Numa pandemia os lugares mais perigosos são as igrejas e ainda bem. Grandes acontecimentos, como uma pandemia é, são apocalípticos no sentido que revelam coisas que se escondem na rotina. Quebre-se realmente a rotina e veremos o que andava disfarçado no dia-a-dia. Por exemplo: em grande parte gostamos de nos julgar prontos para riscos e aventuras. Mas mal apareceu uma doença nova, desmascarados fomos para adoptar imediatamente o discurso da segurança acima de tudo.

Não me tomo como corajoso. Quem me conhece, conhece os meus achaques. Sou fraca figura e não me meto em coboiadas. Quando era criança fui numa excursão da escola a uma base militar aérea (acho que foi mesmo em Tancos…) onde ofereceram uns saltos numas torres com cordas para simular a experiência de um pára-quedista, e a minha irmã gémea, a Sara, voluntariou-se. Fui ter com ela em censura acesa, prometendo-lhe que ia fazer queixa aos meus pais pela escandalosa ousadia dela. Ela saltou na mesma, eu chibei-me aos meus pais e o resultado foi o triunfo dela diante do vazio frouxo da minha denúncia. Dentro de mim há um filão de reclamações que cresce na proporção do prazer que os outros têm em tentar o que me assusta. Sim, tenho perfil para bufo armado em bófia.

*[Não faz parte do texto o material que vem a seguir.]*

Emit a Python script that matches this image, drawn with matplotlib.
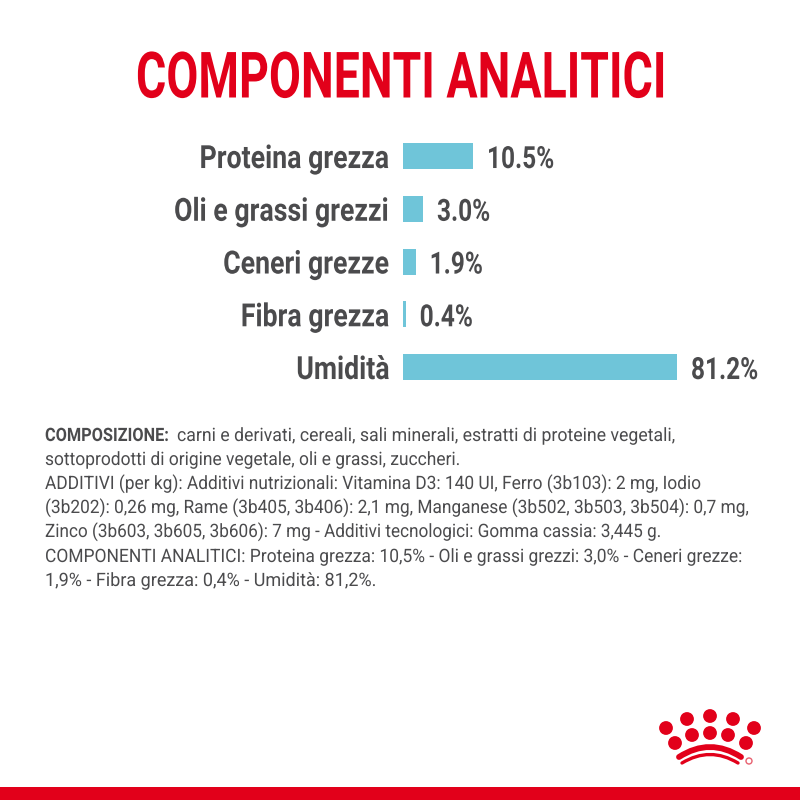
import matplotlib
matplotlib.use("Agg")
import matplotlib.pyplot as plt
from matplotlib.patches import Circle, Rectangle, PathPatch
from matplotlib.path import Path
from matplotlib.patheffects import AbstractPathEffect
from matplotlib.transforms import Affine2D

categories = ["Proteina grezza", "Oli e grassi grezzi", "Ceneri grezze", "Fibra grezza", "Umidità"]
values = [10.5, 3.0, 1.9, 0.4, 81.2]
value_labels = ["10.5%", "3.0%", "1.9%", "0.4%", "81.2%"]
title = "COMPONENTI ANALITICI"
bold_prefix = "COMPOSIZIONE:"
body_lines = [
    "carni e derivati, cereali, sali minerali, estratti di proteine vegetali,",
    "sottoprodotti di origine vegetale, oli e grassi, zuccheri.",
    "ADDITIVI (per kg): Additivi nutrizionali: Vitamina D3: 140 UI, Ferro (3b103): 2 mg, Iodio",
    "(3b202): 0,26 mg, Rame (3b405, 3b406): 2,1 mg, Manganese (3b502, 3b503, 3b504): 0,7 mg,",
    "Zinco (3b603, 3b605, 3b606): 7 mg - Additivi tecnologici: Gomma cassia: 3,445 g.",
    "COMPONENTI ANALITICI: Proteina grezza: 10,5% - Oli e grassi grezzi: 3,0% - Ceneri grezze:",
    "1,9% - Fibra grezza: 0,4% - Umidità: 81,2%.",
]

RED = "#e2001a"
GREY = "#4b4b4d"
BLUE = "#6fc5d9"
plt.rcParams["font.family"] = ["Roboto", "DejaVu Sans"]


class Squeeze(AbstractPathEffect):
    # no condensed font installed, so narrow the glyphs around a pixel x
    def __init__(self, sx, x0):
        super().__init__()
        self.sx = sx
        self.x0 = x0

    def draw_path(self, renderer, gc, tpath, affine, rgbFace=None):
        squeeze = Affine2D().translate(-self.x0, 0).scale(self.sx, 1).translate(self.x0, 0)
        renderer.draw_path(gc, tpath, affine + squeeze, rgbFace)


fig = plt.figure(figsize=(8, 8), dpi=100, facecolor="white")

# overlay in pixel coords for the title, text block and logo
bg = fig.add_axes([0, 0, 1, 1])
bg.set_xlim(0, 800)
bg.set_ylim(800, 0)
bg.axis("off")

bg.text(401, 97.5, title, color=RED, fontsize=46, fontweight="bold", ha="center", va="baseline",
        path_effects=[Squeeze(0.726, 401)])

# the long bar is cut by the axes edge, same as the original
ax = fig.add_axes([403 / 800, 1 - 393.4 / 800, 274 / 800, 263.75 / 800])
ax.barh(range(len(values)), values, height=0.493, color=BLUE)
ax.set_xlim(0, 41.1)
ax.set_ylim(4.5, -0.5)
ax.set_yticks(range(len(categories)))
ax.set_yticklabels(categories, fontsize=23, fontweight="bold", color=GREY, va="center_baseline")
ax.tick_params(axis="y", length=0, pad=9.4)
ax.xaxis.set_visible(False)
for s in ax.spines.values():
    s.set_visible(False)
for lab in ax.get_yticklabels():
    lab.set_path_effects([Squeeze(0.836, 390)])
for i, v in enumerate(values):
    end = min(v, 41.1)
    x_px = ax.transData.transform((end, i))[0] + 14
    ax.annotate(value_labels[i], (end, i), xytext=(14 * 0.72, 0), textcoords="offset points",
                va="center_baseline", ha="left", fontsize=22, fontweight="bold", color=GREY,
                annotation_clip=False, path_effects=[Squeeze(0.8, x_px)])

# composition text, each line fitted to its width in the reference
line_y = [441, 465, 489, 513, 537, 562, 586]
line_left = [177, 45, 45, 45, 45, 45, 45]
line_right = [677, 462, 702, 750, 663, 743, 377]
size = 13.3
first = bg.text(45, line_y[0], bold_prefix, fontsize=size, fontweight="bold", color=GREY, va="baseline")
fig.canvas.draw()
first.set_path_effects([Squeeze((169 - 45) / first.get_window_extent().width, 45)])
for y, x0, x1, line in zip(line_y, line_left, line_right, body_lines):
    t = bg.text(x0, y, line, fontsize=size, color=GREY, va="baseline")
    t.set_path_effects([Squeeze((x1 - x0) / t.get_window_extent(fig.canvas.get_renderer()).width, x0)])

# crown logo
dots = [(666, 728), (687, 719), (710, 716), (733, 719), (754, 728),
        (675, 743), (692, 735), (710, 733), (728, 735), (746, 743)]
for c in dots:
    bg.add_patch(Circle(c, 6.9, color=RED, lw=0))
band = Path([(679, 757), (710, 737), (741, 757)], [Path.MOVETO, Path.CURVE3, Path.CURVE3])
bg.add_patch(PathPatch(band, fc="none", ec=RED, lw=4.2, capstyle="round"))
band2 = Path([(682, 763), (710, 746), (738, 763)], [Path.MOVETO, Path.CURVE3, Path.CURVE3])
bg.add_patch(PathPatch(band2, fc="none", ec=RED, lw=2.4, capstyle="round"))
bg.add_patch(Circle((749, 761), 3, fc="none", ec="#e8606f", lw=1))

bg.add_patch(Rectangle((0, 786.5), 800, 13.5, color=RED, lw=0))

fig.savefig("out.png", dpi=100)
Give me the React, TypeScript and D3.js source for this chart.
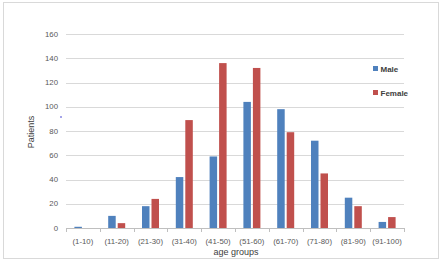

A minha igreja desde o início da doença global adoptou as práticas da maioria das igrejas. Fechámos entre Março e Maio de 2020 e voltámos a fechar entre Janeiro e Março de 2021. Durante esses períodos usámos a internet para transmitir os serviços de culto que um pequeno grupo fazia na casa de oração. Agora em 2022 continuamos mascarados e em aspersões repetitivas de álcool-gel. O nosso convívio sofre há perto de dois anos por conta do vírus e quase todos se vacinaram. Não correspondemos a nenhuma das tristes caricaturas que, na nossa balofa superioridade moral europeia, fazemos de crentes fanáticos norte-americanos ou sul-americanos (sinceramente, até preferia). Lembrando Cromwell, confiamos em Deus e mantemos a nossa pólvora seca.

Mas, como dizia, os lugares mais perigosos são as igrejas e ainda bem. Igrejas são, por excelência, locais de contágio. Entramos nelas de uma maneira e não saímos na mesma. Somos infectados e influenciados. Nessa medida, a pessoa não vai à igreja para manter a saúde mas perdê-la. Quem cresce a ir à igreja vive na mais abençoada experiência de despersonalização. E quando vamos perdendo a pessoa que somos, perdemos também o instinto de sobrevivência. Vivemos para poder morrer. E isso é muito importante. Não vivemos para nos mantermos vivos. Viver para nos mantermos vivos é provavelmente a forma mais triste de existência.

Henry David Thoreau, o eremita-herói americano, bazou da cidade para viver um período importante no bosque. O que aprendeu escreveu no livro “Walden” que, mesmo que me irrite com algum proto-panteísmo, também me ensina muito. “As nossas casas são tão vastas e sumptuosas que os moradores parecem ser apenas vermes a infestá-las. (…) Poucas pessoas me foram ver por assuntos banais. As minhas companhias eram peneiradas pela simples distância da cidade. (…) Pensavam sobretudo em doenças, acidentes inesperados, e na morte; para eles a vida parecia cheia de perigos—mas que perigo pode existir não se cismando nele? (…) Se um homem está vivo, há sempre o perigo de poder morrer, embora desde logo se aceite que o perigo é proporcionalmente menor tratando-se de um morto vivo.” E é isto mesmo: se aceitarmos que morrer é o que nos acontece todos os dias, estamos mais prontos para realmente arriscar algo.

Tendemos a ter o maior prazer nos lugares onde não nos importávamos de morrer. E, sim, se pudesse escolher o meu, a igreja seria. Calculo a chatice de lidar com o meu cadáver em pleno culto. Mas os piores cadáveres no culto são os dos vivos, daqueles que entram e saem da mesma maneira: por infectar, imunes ao contágio.